If I had a dollar for every rumour of a deal that was about to be announced involving money from Qatar, I would be almost as rich as the average Qatari. There seems to be a default belief in the motorsport media that Qataris will fund anything – on the grounds that they live in a place where money comes out of the ground. It is not really like that.
The number of large-scale international Qatari sponsorships is very limited. The Qataris are not gamblers and they want a return on any investment and sponsorship value is all too often rather too fluffy a concept for a hard-nosed businessman. The country’s investment policy is similarly conservative. In recent years, as Europe has been gripped by economic problems, the Qataris have been buying into businesses that look like they will give them a good return. The aim is not only to generate money from a diversified portfolio, but also to acquire a little more influence in economic and political circles. Thus the country’s wealth funds have invested in solid companies such as oil giants Shell and Total, banking firms such as Barclays and Credit Suisse, utility and infrastructure businesses like Vinci, Suez Environnement, Veolia, Siemens and Spain’s Iberdrola. There has been industrial investment with Volkswagen, the mining company Xstrata, the entertainment/telecommunication firm Vivendi and media/aerospace group Lagardère. They have acquired a great deal of real estate, notably the Shard tower in London, while also putting money into luxury goods and hotel companies, such as LVMH, the jeweller Tiffany and Harrods, not to mention the Paris Saint-Germain football club.

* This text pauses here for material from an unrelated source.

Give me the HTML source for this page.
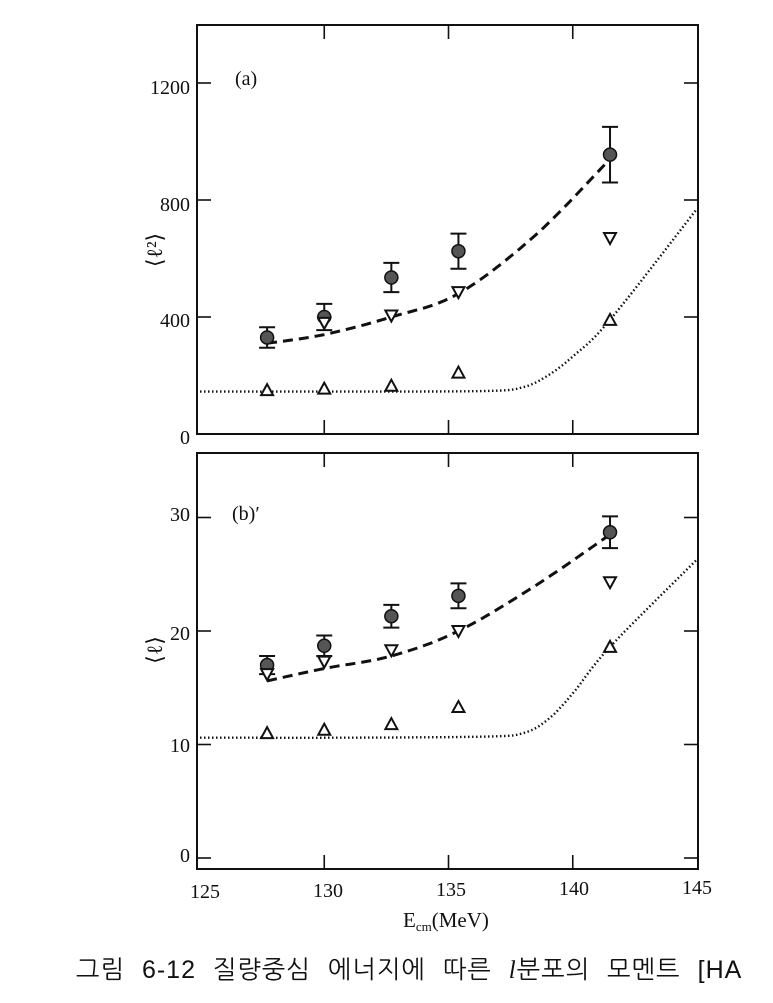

They have not spent a lot in motor racing, outside Qatar, but that has not stopped the rumours such as the sale of Silverstone. Nothing came of it. Several F1 teams have also been mentioned as possible acquisitions for Qatar, but there is no sign of that becoming a reality.
The latest rumours are that the deep-pocketed Qataris are going to buy the Excelis company, which owns the Paul Ricard complex in the south of France. This facility is a nice little business, with the circuit being booked for around 300 days a year, with its various tracks and function rooms being used by all manner of companies, in addition to racing folk. The business includes the airport, which can take Airbus A320s, and three hotels: the Résidence des Équipages; the Best Western Grand Prix Hotel and the Hotel du Castellet. Between them they offer nearly 200 rooms and various quality restaurants.
Contrary to the rumours that fly around Excelis is not owned by Bernie Ecclestone, nor by his ex-wife Slavica. It belongs to Castelet Investment Holdings Ltd, which is registered in the tax haven of Mauritius. This firm is represented by Luc Argand, the 64-year-old Swiss lawyer who is also the trustee of the Bambino Trust, the Ecclestone Family trust company. This looks after the assets that will one day belong to Bernie Ecclestone’s two daughters. Under usual trust terms, the trustees are required to deal with assets “as any prudent person of business” would do, so the decision as to whether the company should be sold would be taken by Argand, whether or not the Ecclestones agree or not.
The French media have “spun” the Qatar rumour into the idea that such a new owner would immediately agree to fund a French GP at the venue. In reality, this would only be done if it were seen as being a good investment.
At the same time, the circuit director Stéphane Clair has been saying that the track has the €30 million that it needs to host a race in 2013. That is not the story that one hears from other sources, who reckon that Ricard has only €10 million guaranteed. This comes from the various local authorities, collectives and chambers of commerce, in a consortium headed by Jacques Bianchi.There may be more cash available, as Clair claims, but the Formula One group will not be doing any deal unless there are massive guarantees.
A meeting is planned to discuss a deal this weekend in Abu Dhabi and the French will need to have all their ducks in a row if they want a race in 2013. Time is short and while they might gain a few weeks by agreeing to a race in late August, the gap on the F1 calendar that needs to be filled is in June.
If the money is there, then a race can go ahead in 2013, but if the whole project is relying on a Qatari investor leaping in at the last moment, the likelihood of a French GP is significantly reduced.